#### Exercise goal:
From the entries below, pull out each line where "Write" appears.

#### Material for this task:

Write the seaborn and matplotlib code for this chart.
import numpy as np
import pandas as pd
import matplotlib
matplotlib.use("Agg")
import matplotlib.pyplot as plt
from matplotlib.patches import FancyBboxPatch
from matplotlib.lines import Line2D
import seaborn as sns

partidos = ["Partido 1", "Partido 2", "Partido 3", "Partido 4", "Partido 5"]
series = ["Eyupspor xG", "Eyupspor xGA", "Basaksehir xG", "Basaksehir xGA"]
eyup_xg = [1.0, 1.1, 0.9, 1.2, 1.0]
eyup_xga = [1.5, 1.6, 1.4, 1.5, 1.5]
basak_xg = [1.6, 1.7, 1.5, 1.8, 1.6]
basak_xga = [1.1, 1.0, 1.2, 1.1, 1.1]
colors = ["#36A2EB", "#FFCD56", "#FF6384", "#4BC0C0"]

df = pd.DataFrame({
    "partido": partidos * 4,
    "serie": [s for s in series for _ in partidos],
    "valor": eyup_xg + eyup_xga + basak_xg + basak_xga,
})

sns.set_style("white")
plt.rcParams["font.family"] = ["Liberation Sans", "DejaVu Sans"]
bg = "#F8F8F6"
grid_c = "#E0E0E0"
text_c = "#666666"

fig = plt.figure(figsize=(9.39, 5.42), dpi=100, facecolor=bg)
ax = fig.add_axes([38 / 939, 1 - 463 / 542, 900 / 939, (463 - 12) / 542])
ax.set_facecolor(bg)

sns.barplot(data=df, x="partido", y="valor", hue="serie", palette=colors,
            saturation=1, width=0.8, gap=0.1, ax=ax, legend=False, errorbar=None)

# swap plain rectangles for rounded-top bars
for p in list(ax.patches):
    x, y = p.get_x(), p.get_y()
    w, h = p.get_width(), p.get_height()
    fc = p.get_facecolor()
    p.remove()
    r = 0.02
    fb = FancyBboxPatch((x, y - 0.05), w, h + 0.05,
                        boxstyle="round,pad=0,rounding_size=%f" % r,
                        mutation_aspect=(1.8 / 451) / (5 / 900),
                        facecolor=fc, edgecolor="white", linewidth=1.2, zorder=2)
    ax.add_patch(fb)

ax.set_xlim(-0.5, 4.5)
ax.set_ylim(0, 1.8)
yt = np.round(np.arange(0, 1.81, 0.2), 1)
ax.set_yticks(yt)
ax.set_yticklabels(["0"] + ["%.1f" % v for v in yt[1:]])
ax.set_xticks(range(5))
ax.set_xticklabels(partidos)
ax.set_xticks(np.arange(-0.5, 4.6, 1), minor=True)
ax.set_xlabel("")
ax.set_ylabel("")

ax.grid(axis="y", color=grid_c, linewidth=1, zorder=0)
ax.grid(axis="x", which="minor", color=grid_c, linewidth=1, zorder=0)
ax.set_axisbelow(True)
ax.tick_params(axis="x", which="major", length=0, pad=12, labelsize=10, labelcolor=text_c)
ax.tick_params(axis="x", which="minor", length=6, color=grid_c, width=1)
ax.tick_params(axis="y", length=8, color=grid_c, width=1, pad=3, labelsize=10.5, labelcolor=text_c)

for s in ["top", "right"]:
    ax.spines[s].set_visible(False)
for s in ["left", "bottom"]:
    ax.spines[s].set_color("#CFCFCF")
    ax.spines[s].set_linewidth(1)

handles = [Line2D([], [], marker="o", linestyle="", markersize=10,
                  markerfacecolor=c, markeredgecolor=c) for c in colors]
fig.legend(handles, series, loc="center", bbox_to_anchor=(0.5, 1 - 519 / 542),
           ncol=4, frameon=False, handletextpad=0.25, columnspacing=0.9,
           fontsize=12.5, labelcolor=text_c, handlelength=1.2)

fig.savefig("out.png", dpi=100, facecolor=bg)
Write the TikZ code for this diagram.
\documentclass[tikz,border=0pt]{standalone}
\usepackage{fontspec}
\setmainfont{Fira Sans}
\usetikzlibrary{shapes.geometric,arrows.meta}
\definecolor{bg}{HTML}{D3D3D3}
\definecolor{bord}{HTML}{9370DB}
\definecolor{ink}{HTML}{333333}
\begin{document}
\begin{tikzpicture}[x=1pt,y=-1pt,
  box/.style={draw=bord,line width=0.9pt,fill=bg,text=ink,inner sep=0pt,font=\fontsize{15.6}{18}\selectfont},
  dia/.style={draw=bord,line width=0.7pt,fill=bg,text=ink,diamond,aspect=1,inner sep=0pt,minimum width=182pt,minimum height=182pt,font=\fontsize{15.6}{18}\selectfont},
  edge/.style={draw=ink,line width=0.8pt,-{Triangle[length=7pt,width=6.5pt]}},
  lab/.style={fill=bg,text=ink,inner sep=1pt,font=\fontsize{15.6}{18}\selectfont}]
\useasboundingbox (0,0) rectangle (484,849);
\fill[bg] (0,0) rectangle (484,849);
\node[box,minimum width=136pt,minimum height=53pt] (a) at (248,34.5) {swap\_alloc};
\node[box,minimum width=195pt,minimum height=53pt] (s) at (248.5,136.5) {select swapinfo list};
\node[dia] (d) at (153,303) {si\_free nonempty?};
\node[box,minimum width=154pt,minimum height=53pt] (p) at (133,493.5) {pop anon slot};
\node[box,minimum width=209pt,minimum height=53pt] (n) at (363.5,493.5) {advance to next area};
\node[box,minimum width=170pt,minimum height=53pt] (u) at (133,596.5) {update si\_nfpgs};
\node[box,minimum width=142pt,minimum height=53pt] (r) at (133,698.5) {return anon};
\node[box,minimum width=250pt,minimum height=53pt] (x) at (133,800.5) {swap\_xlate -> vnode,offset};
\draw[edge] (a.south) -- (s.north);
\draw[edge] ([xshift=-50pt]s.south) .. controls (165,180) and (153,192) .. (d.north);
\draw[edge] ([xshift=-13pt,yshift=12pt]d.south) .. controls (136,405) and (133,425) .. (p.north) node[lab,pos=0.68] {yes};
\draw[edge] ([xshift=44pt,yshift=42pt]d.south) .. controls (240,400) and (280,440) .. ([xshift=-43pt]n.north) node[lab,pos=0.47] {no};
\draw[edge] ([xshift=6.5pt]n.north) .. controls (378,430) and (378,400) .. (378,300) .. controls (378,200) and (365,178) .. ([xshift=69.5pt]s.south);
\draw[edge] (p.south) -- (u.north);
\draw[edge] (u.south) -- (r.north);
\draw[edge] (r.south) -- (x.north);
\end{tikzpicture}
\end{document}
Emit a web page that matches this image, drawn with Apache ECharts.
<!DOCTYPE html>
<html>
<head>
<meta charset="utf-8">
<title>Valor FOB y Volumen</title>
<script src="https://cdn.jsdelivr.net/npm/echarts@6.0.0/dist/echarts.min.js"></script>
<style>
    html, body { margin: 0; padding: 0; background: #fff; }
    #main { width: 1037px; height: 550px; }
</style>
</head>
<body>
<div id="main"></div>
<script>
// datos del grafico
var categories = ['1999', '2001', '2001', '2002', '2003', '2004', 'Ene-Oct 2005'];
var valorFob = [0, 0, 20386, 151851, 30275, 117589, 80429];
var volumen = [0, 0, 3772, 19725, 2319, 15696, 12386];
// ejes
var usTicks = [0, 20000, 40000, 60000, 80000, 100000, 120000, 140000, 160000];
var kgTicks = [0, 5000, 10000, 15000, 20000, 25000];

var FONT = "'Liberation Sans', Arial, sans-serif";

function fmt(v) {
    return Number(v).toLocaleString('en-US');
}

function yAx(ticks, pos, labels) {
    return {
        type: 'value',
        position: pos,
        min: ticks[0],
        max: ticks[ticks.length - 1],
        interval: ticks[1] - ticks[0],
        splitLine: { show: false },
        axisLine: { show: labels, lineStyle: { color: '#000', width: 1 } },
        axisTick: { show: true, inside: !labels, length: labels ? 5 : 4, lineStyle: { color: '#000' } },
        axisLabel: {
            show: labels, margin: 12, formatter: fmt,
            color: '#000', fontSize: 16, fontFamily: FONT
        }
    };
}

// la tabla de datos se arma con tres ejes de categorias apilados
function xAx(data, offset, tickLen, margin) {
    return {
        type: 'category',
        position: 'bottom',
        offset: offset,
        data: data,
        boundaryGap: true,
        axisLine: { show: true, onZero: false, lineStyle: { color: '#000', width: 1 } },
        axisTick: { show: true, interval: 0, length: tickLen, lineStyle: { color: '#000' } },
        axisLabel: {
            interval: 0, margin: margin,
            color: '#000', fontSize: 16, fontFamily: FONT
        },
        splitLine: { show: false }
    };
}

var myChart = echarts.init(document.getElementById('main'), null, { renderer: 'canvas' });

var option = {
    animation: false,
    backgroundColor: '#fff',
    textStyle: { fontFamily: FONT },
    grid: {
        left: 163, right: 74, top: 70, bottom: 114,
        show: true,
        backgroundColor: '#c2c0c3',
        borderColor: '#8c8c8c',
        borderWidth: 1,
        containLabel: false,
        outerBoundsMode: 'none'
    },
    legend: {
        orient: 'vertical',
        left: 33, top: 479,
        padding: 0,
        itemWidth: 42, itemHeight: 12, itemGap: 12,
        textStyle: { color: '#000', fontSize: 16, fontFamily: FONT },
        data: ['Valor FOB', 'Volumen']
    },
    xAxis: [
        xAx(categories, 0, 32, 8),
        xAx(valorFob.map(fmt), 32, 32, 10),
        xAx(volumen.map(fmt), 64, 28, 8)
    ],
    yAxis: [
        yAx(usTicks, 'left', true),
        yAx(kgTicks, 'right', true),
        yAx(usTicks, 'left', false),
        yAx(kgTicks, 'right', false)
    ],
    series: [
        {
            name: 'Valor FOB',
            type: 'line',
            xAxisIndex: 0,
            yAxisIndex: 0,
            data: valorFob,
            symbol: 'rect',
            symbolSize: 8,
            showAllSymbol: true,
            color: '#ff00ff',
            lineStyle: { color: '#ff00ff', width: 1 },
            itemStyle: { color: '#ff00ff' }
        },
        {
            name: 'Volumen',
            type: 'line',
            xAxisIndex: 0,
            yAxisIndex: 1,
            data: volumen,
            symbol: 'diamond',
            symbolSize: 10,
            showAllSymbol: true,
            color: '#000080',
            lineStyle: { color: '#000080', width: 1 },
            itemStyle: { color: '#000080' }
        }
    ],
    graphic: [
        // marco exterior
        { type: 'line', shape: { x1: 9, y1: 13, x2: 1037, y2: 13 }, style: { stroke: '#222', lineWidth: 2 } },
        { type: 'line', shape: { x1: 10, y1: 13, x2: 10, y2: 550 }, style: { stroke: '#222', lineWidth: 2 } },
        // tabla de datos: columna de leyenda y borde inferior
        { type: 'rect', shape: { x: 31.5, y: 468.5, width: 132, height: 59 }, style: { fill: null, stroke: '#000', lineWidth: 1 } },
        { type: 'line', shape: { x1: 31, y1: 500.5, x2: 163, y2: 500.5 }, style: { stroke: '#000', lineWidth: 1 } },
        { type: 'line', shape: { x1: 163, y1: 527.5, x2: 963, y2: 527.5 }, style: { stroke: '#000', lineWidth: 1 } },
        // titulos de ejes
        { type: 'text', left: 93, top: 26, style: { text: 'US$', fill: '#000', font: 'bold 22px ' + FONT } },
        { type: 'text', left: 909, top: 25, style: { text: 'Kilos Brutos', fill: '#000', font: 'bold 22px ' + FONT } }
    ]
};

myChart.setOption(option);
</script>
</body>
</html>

#### Exercise response:
Write the seaborn and matplotlib code for this chart.
Write the TikZ code for this diagram.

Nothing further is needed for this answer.